───── THE RECORDS

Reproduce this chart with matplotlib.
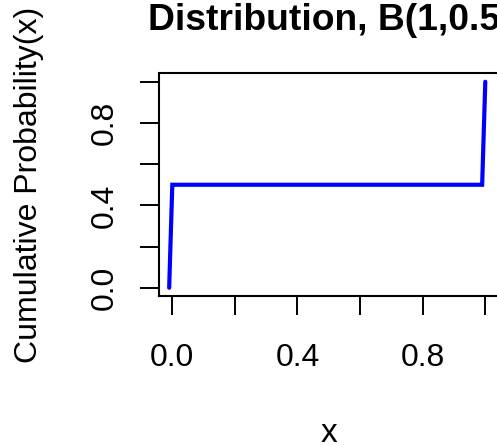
import matplotlib
matplotlib.use("Agg")
import matplotlib.pyplot as plt

x = [-0.01, 0.0, 0.99, 1.0]
y = [0.0, 0.5, 0.5, 1.0]
xticks = [0.0, 0.2, 0.4, 0.6, 0.8, 1.0]
xticklabels = ["0.0", "", "0.4", "", "0.8", ""]
yticks = [0.0, 0.2, 0.4, 0.6, 0.8, 1.0]
yticklabels = ["0.0", "", "0.4", "", "0.8", ""]
title = "Distribution, B(1,0.5)"
xlabel = "x"
ylabel = "Cumulative Probability(x)"

plt.rcParams['font.family'] = ['Liberation Sans', 'DejaVu Sans']
W, H = 497, 445
PT = 72 / 100  # points per pixel
fig = plt.figure(figsize=(W/100, H/100), dpi=100)
l, r, t, b = 159, 498, 73.5, 296
ax = fig.add_axes([l/W, 1-b/H, (r-l)/W, (b-t)/H])
ax.plot(x, y, color='#0000ff', lw=3, solid_capstyle='round', solid_joinstyle='miter')
ax.set_xlim(-0.0425, 1.0406)
ax.set_ylim(-0.04, 1.04)
ticklen = 19 * PT
ax.set_xticks(xticks)
ax.set_xticklabels(xticklabels, fontsize=23, va='baseline')
ax.set_yticks(yticks)
ax.set_yticklabels(yticklabels, fontsize=23, rotation=90, va='center', ha='right')
ax.tick_params(length=ticklen, width=1.4)
ax.tick_params(axis='x', pad=(366 - 315) * PT)
ax.tick_params(axis='y', pad=20 * PT)
for s in ax.spines.values():
    s.set_linewidth(1.5)
fig.text(147.5/W, 1-30/H, title, fontsize=26.8, fontweight='bold', ha='left', va='baseline')
fig.text(37/W, 1-185/H, ylabel, fontsize=23, rotation=90, rotation_mode='anchor',
         ha='center', va='baseline')
fig.text(329/W, 1-442/H, xlabel, fontsize=24, ha='center', va='baseline')
fig.savefig("out.png", dpi=100)
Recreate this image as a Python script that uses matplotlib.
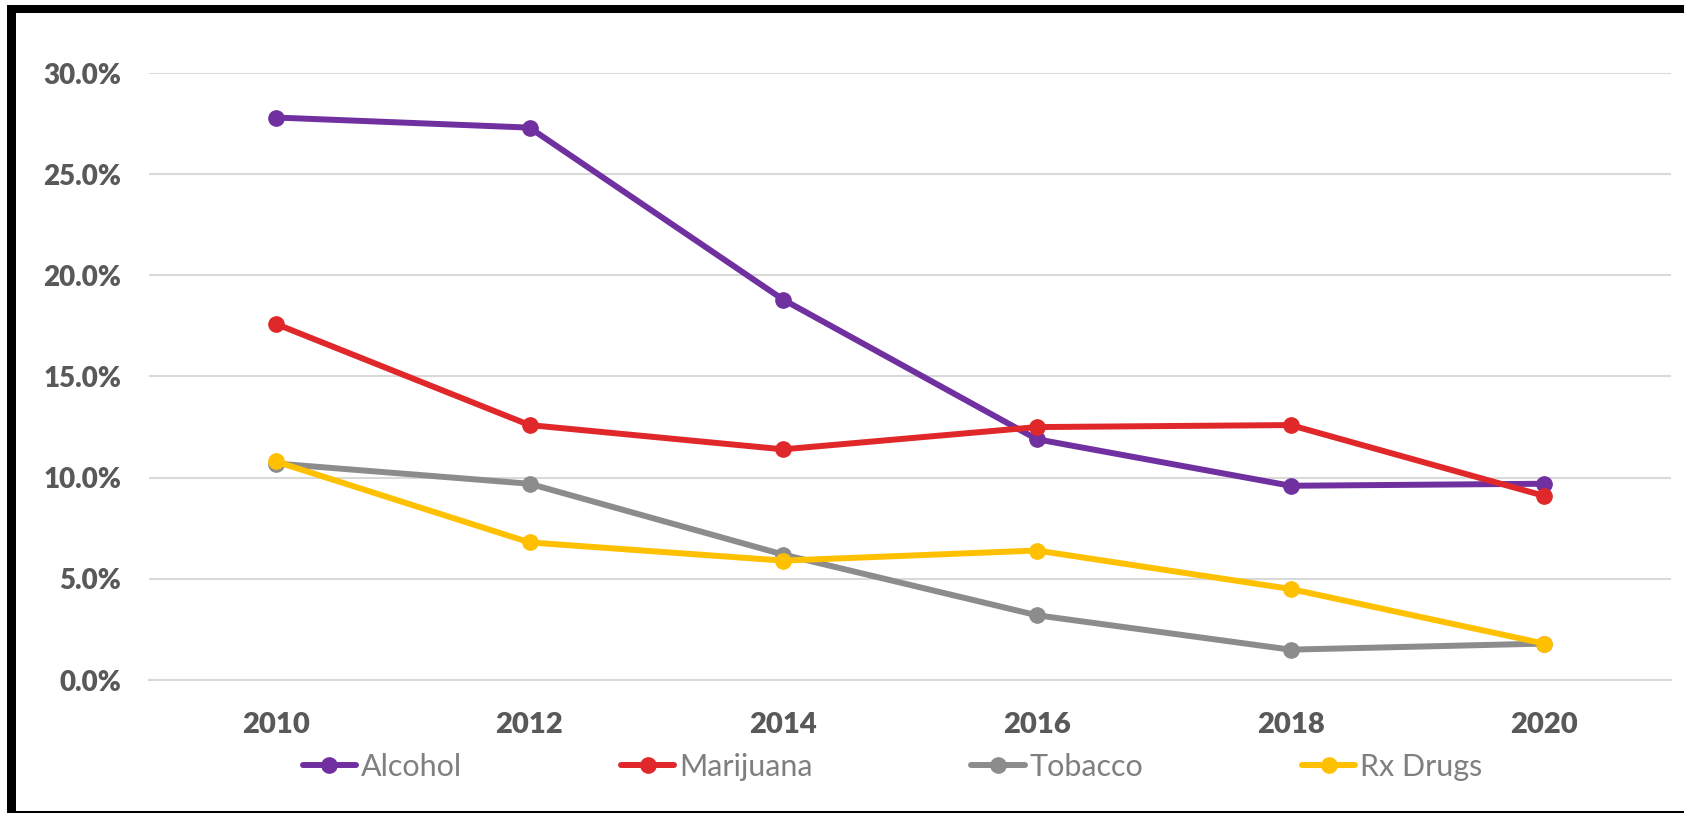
import numpy as np
import matplotlib.pyplot as plt
from matplotlib.patches import Rectangle
from matplotlib.ticker import PercentFormatter

plt.rcParams['font.family'] = ['Lato', 'DejaVu Sans']

years = ['2010', '2012', '2014', '2016', '2018', '2020']
alcohol = [27.8, 27.3, 18.8, 11.9, 9.6, 9.7]
marijuana = [17.6, 12.6, 11.4, 12.5, 12.6, 9.1]
tobacco = [10.7, 9.7, 6.2, 3.2, 1.5, 1.8]
rx_drugs = [10.8, 6.8, 5.9, 6.4, 4.5, 1.8]

series = [
    ('Alcohol', alcohol, '#7030A0'),
    ('Marijuana', marijuana, '#E0282A'),
    ('Tobacco', tobacco, '#8C8C8C'),
    ('Rx Drugs', rx_drugs, '#FFC000'),
]

W, H = 1684, 813
fig = plt.figure(figsize=(W / 100, H / 100), dpi=100)
ax = fig.add_axes([149 / W, 1 - 680 / H, (1671 - 149) / W, (680 - 73) / H])

x = np.arange(len(years))
for name, vals, col in series:
    ax.plot(x, vals, color=col, lw=4.3, marker='o', markersize=11,
            label=name, solid_capstyle='round', zorder=3)

ax.set_xlim(-0.5, len(years) - 0.5)
ax.set_ylim(0, 30)
ax.set_xticks(x)
ax.set_xticklabels(years)
ax.set_yticks(np.arange(0, 31, 5))
ax.yaxis.set_major_formatter(PercentFormatter(decimals=1))
ax.grid(axis='y', color='#D9D9D9', lw=1.5, zorder=0)
ax.set_axisbelow(True)
for s in ax.spines.values():
    s.set_visible(False)
ax.spines['bottom'].set_visible(True)
ax.spines['bottom'].set_color('#D9D9D9')
ax.spines['bottom'].set_linewidth(1.5)
ax.tick_params(length=0, colors='#595959')
ax.tick_params(axis='x', pad=23, labelsize=21)
ax.tick_params(axis='y', pad=20, labelsize=20)
for lab in ax.get_xticklabels() + ax.get_yticklabels():
    lab.set_fontweight('heavy')

leg = fig.legend(loc='center', bbox_to_anchor=(0.53, 1 - 767 / H), ncol=4,
                 frameon=False, fontsize=22, handlelength=1.75,
                 handletextpad=0.15, columnspacing=5.2)
for t in leg.get_texts():
    t.set_color('#7F7F7F')

# black frame (left, top, bottom)
fig.add_artist(Rectangle((7 / W, 0), 9 / W, 1 - 5 / H, transform=fig.transFigure,
                         color='black', lw=0))
fig.add_artist(Rectangle((7 / W, 1 - 13 / H), 1, 8 / H, transform=fig.transFigure,
                         color='black', lw=0))
fig.add_artist(Rectangle((7 / W, 0), 1, 2 / H, transform=fig.transFigure,
                         color='black', lw=0))

fig.savefig('out.png', dpi=100)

──────────

Quote the records above in full, dropping each picture.

Reproduce this chart with matplotlib.
import matplotlib
matplotlib.use("Agg")
import matplotlib.pyplot as plt

x = [-0.01, 0.0, 0.99, 1.0]
y = [0.0, 0.5, 0.5, 1.0]
xticks = [0.0, 0.2, 0.4, 0.6, 0.8, 1.0]
xticklabels = ["0.0", "", "0.4", "", "0.8", ""]
yticks = [0.0, 0.2, 0.4, 0.6, 0.8, 1.0]
yticklabels = ["0.0", "", "0.4", "", "0.8", ""]
title = "Distribution, B(1,0.5)"
xlabel = "x"
ylabel = "Cumulative Probability(x)"

plt.rcParams['font.family'] = ['Liberation Sans', 'DejaVu Sans']
W, H = 497, 445
PT = 72 / 100  # points per pixel
fig = plt.figure(figsize=(W/100, H/100), dpi=100)
l, r, t, b = 159, 498, 73.5, 296
ax = fig.add_axes([l/W, 1-b/H, (r-l)/W, (b-t)/H])
ax.plot(x, y, color='#0000ff', lw=3, solid_capstyle='round', solid_joinstyle='miter')
ax.set_xlim(-0.0425, 1.0406)
ax.set_ylim(-0.04, 1.04)
ticklen = 19 * PT
ax.set_xticks(xticks)
ax.set_xticklabels(xticklabels, fontsize=23, va='baseline')
ax.set_yticks(yticks)
ax.set_yticklabels(yticklabels, fontsize=23, rotation=90, va='center', ha='right')
ax.tick_params(length=ticklen, width=1.4)
ax.tick_params(axis='x', pad=(366 - 315) * PT)
ax.tick_params(axis='y', pad=20 * PT)
for s in ax.spines.values():
    s.set_linewidth(1.5)
fig.text(147.5/W, 1-30/H, title, fontsize=26.8, fontweight='bold', ha='left', va='baseline')
fig.text(37/W, 1-185/H, ylabel, fontsize=23, rotation=90, rotation_mode='anchor',
         ha='center', va='baseline')
fig.text(329/W, 1-442/H, xlabel, fontsize=24, ha='center', va='baseline')
fig.savefig("out.png", dpi=100)
Recreate this image as a Python script that uses matplotlib.
import numpy as np
import matplotlib.pyplot as plt
from matplotlib.patches import Rectangle
from matplotlib.ticker import PercentFormatter

plt.rcParams['font.family'] = ['Lato', 'DejaVu Sans']

years = ['2010', '2012', '2014', '2016', '2018', '2020']
alcohol = [27.8, 27.3, 18.8, 11.9, 9.6, 9.7]
marijuana = [17.6, 12.6, 11.4, 12.5, 12.6, 9.1]
tobacco = [10.7, 9.7, 6.2, 3.2, 1.5, 1.8]
rx_drugs = [10.8, 6.8, 5.9, 6.4, 4.5, 1.8]

series = [
    ('Alcohol', alcohol, '#7030A0'),
    ('Marijuana', marijuana, '#E0282A'),
    ('Tobacco', tobacco, '#8C8C8C'),
    ('Rx Drugs', rx_drugs, '#FFC000'),
]

W, H = 1684, 813
fig = plt.figure(figsize=(W / 100, H / 100), dpi=100)
ax = fig.add_axes([149 / W, 1 - 680 / H, (1671 - 149) / W, (680 - 73) / H])

x = np.arange(len(years))
for name, vals, col in series:
    ax.plot(x, vals, color=col, lw=4.3, marker='o', markersize=11,
            label=name, solid_capstyle='round', zorder=3)

ax.set_xlim(-0.5, len(years) - 0.5)
ax.set_ylim(0, 30)
ax.set_xticks(x)
ax.set_xticklabels(years)
ax.set_yticks(np.arange(0, 31, 5))
ax.yaxis.set_major_formatter(PercentFormatter(decimals=1))
ax.grid(axis='y', color='#D9D9D9', lw=1.5, zorder=0)
ax.set_axisbelow(True)
for s in ax.spines.values():
    s.set_visible(False)
ax.spines['bottom'].set_visible(True)
ax.spines['bottom'].set_color('#D9D9D9')
ax.spines['bottom'].set_linewidth(1.5)
ax.tick_params(length=0, colors='#595959')
ax.tick_params(axis='x', pad=23, labelsize=21)
ax.tick_params(axis='y', pad=20, labelsize=20)
for lab in ax.get_xticklabels() + ax.get_yticklabels():
    lab.set_fontweight('heavy')

leg = fig.legend(loc='center', bbox_to_anchor=(0.53, 1 - 767 / H), ncol=4,
                 frameon=False, fontsize=22, handlelength=1.75,
                 handletextpad=0.15, columnspacing=5.2)
for t in leg.get_texts():
    t.set_color('#7F7F7F')

# black frame (left, top, bottom)
fig.add_artist(Rectangle((7 / W, 0), 9 / W, 1 - 5 / H, transform=fig.transFigure,
                         color='black', lw=0))
fig.add_artist(Rectangle((7 / W, 1 - 13 / H), 1, 8 / H, transform=fig.transFigure,
                         color='black', lw=0))
fig.add_artist(Rectangle((7 / W, 0), 1, 2 / H, transform=fig.transFigure,
                         color='black', lw=0))

fig.savefig('out.png', dpi=100)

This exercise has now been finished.